## [GIVEN MATERIAL]
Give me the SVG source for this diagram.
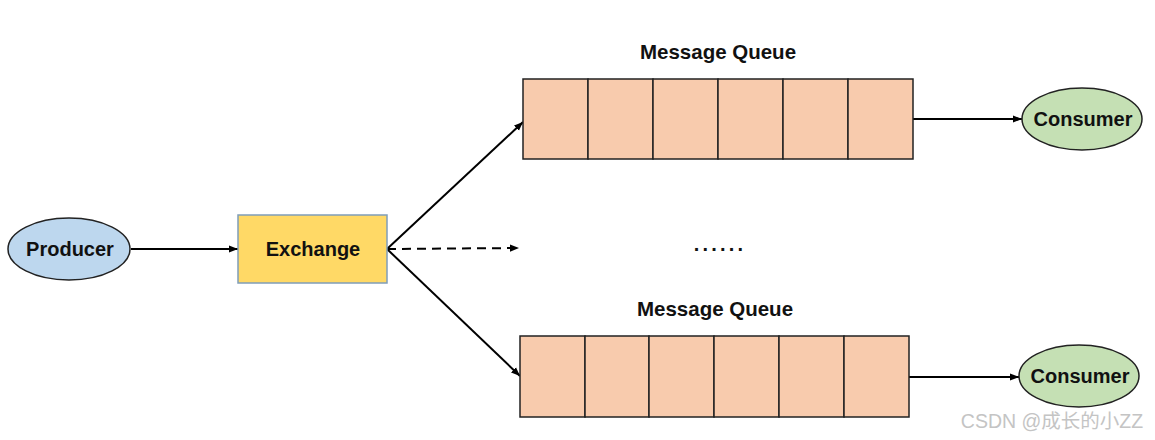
<svg xmlns="http://www.w3.org/2000/svg" width="1155" height="440" viewBox="0 0 1155 440">
<style>
.t{font-family:"Liberation Sans",Arial,sans-serif;font-weight:bold;fill:#111;text-anchor:middle}
.lbl{font-size:20px}
.ttl{font-size:20.5px}
.cell{fill:#F8CBAD;stroke:#222;stroke-width:1.5}
.ell{stroke:#222;stroke-width:1.5}
.ln{stroke:#000;stroke-width:2;fill:none}
</style>
<defs>
<marker id="ah" viewBox="0 0 10 10" refX="10" refY="5" markerWidth="9" markerHeight="9" markerUnits="userSpaceOnUse" orient="auto">
<path d="M0,1 L10,5 L0,9 Z" fill="#000"/>
</marker>
</defs>
<rect width="1155" height="440" fill="#fff"/>
<g id="connectors">
<line class="ln" x1="131" y1="249" x2="238" y2="249" marker-end="url(#ah)"/>
<line class="ln" x1="387" y1="249" x2="523" y2="122" marker-end="url(#ah)"/>
<line class="ln" x1="387" y1="249" x2="519" y2="248" stroke-dasharray="9,6" marker-end="url(#ah)"/>
<line class="ln" x1="387" y1="249" x2="520" y2="376" marker-end="url(#ah)"/>
<line class="ln" x1="913" y1="119" x2="1022" y2="119" marker-end="url(#ah)"/>
<line class="ln" x1="909" y1="377" x2="1019" y2="377" marker-end="url(#ah)"/>
</g>
<g id="producer">
<ellipse class="ell" cx="69" cy="249" rx="61" ry="31" fill="#BDD7EE"/>
<text class="t lbl" x="70" y="256">Producer</text>
</g>
<g id="exchange">
<rect x="238" y="215" width="149" height="68" fill="#FFD966" stroke="#7F9DB9" stroke-width="1.5"/>
<text class="t lbl" x="313" y="256">Exchange</text>
</g>
<g id="queue1">
<text class="t ttl" x="718" y="59">Message Queue</text>
<rect class="cell" x="523" y="79" width="65" height="80"/>
<rect class="cell" x="588" y="79" width="65" height="80"/>
<rect class="cell" x="653" y="79" width="65" height="80"/>
<rect class="cell" x="718" y="79" width="65" height="80"/>
<rect class="cell" x="783" y="79" width="65" height="80"/>
<rect class="cell" x="848" y="79" width="65" height="80"/>
</g>
<g id="dots">
<text class="t lbl" x="720" y="251" letter-spacing="3.2">......</text>
</g>
<g id="queue2">
<text class="t ttl" x="715" y="316">Message Queue</text>
<rect class="cell" x="520" y="336" width="65" height="81"/>
<rect class="cell" x="585" y="336" width="64" height="81"/>
<rect class="cell" x="649" y="336" width="65" height="81"/>
<rect class="cell" x="714" y="336" width="65" height="81"/>
<rect class="cell" x="779" y="336" width="65" height="81"/>
<rect class="cell" x="844" y="336" width="65" height="81"/>
</g>
<g id="consumer1">
<ellipse class="ell" cx="1082" cy="119" rx="60" ry="31" fill="#C5E0B4"/>
<text class="t lbl" x="1083" y="126">Consumer</text>
</g>
<g id="consumer2">
<ellipse class="ell" cx="1079" cy="376" rx="60" ry="31" fill="#C5E0B4"/>
<text class="t lbl" x="1080" y="383">Consumer</text>
</g>
<text x="1052" y="428" font-family="'Liberation Sans','Noto Sans CJK SC',sans-serif" font-size="19.5" fill="#c4c4c4" text-anchor="middle">CSDN @成长的小ZZ</text>
</svg>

## [WHAT YOU HAVE TO DO]
Output a faithful copy of the data, with each picture left out.

## [RIGHT ANSWER]
Give me the SVG source for this diagram.
<svg xmlns="http://www.w3.org/2000/svg" width="1155" height="440" viewBox="0 0 1155 440">
<style>
.t{font-family:"Liberation Sans",Arial,sans-serif;font-weight:bold;fill:#111;text-anchor:middle}
.lbl{font-size:20px}
.ttl{font-size:20.5px}
.cell{fill:#F8CBAD;stroke:#222;stroke-width:1.5}
.ell{stroke:#222;stroke-width:1.5}
.ln{stroke:#000;stroke-width:2;fill:none}
</style>
<defs>
<marker id="ah" viewBox="0 0 10 10" refX="10" refY="5" markerWidth="9" markerHeight="9" markerUnits="userSpaceOnUse" orient="auto">
<path d="M0,1 L10,5 L0,9 Z" fill="#000"/>
</marker>
</defs>
<rect width="1155" height="440" fill="#fff"/>
<g id="connectors">
<line class="ln" x1="131" y1="249" x2="238" y2="249" marker-end="url(#ah)"/>
<line class="ln" x1="387" y1="249" x2="523" y2="122" marker-end="url(#ah)"/>
<line class="ln" x1="387" y1="249" x2="519" y2="248" stroke-dasharray="9,6" marker-end="url(#ah)"/>
<line class="ln" x1="387" y1="249" x2="520" y2="376" marker-end="url(#ah)"/>
<line class="ln" x1="913" y1="119" x2="1022" y2="119" marker-end="url(#ah)"/>
<line class="ln" x1="909" y1="377" x2="1019" y2="377" marker-end="url(#ah)"/>
</g>
<g id="producer">
<ellipse class="ell" cx="69" cy="249" rx="61" ry="31" fill="#BDD7EE"/>
<text class="t lbl" x="70" y="256">Producer</text>
</g>
<g id="exchange">
<rect x="238" y="215" width="149" height="68" fill="#FFD966" stroke="#7F9DB9" stroke-width="1.5"/>
<text class="t lbl" x="313" y="256">Exchange</text>
</g>
<g id="queue1">
<text class="t ttl" x="718" y="59">Message Queue</text>
<rect class="cell" x="523" y="79" width="65" height="80"/>
<rect class="cell" x="588" y="79" width="65" height="80"/>
<rect class="cell" x="653" y="79" width="65" height="80"/>
<rect class="cell" x="718" y="79" width="65" height="80"/>
<rect class="cell" x="783" y="79" width="65" height="80"/>
<rect class="cell" x="848" y="79" width="65" height="80"/>
</g>
<g id="dots">
<text class="t lbl" x="720" y="251" letter-spacing="3.2">......</text>
</g>
<g id="queue2">
<text class="t ttl" x="715" y="316">Message Queue</text>
<rect class="cell" x="520" y="336" width="65" height="81"/>
<rect class="cell" x="585" y="336" width="64" height="81"/>
<rect class="cell" x="649" y="336" width="65" height="81"/>
<rect class="cell" x="714" y="336" width="65" height="81"/>
<rect class="cell" x="779" y="336" width="65" height="81"/>
<rect class="cell" x="844" y="336" width="65" height="81"/>
</g>
<g id="consumer1">
<ellipse class="ell" cx="1082" cy="119" rx="60" ry="31" fill="#C5E0B4"/>
<text class="t lbl" x="1083" y="126">Consumer</text>
</g>
<g id="consumer2">
<ellipse class="ell" cx="1079" cy="376" rx="60" ry="31" fill="#C5E0B4"/>
<text class="t lbl" x="1080" y="383">Consumer</text>
</g>
<text x="1052" y="428" font-family="'Liberation Sans','Noto Sans CJK SC',sans-serif" font-size="19.5" fill="#c4c4c4" text-anchor="middle">CSDN @成长的小ZZ</text>
</svg>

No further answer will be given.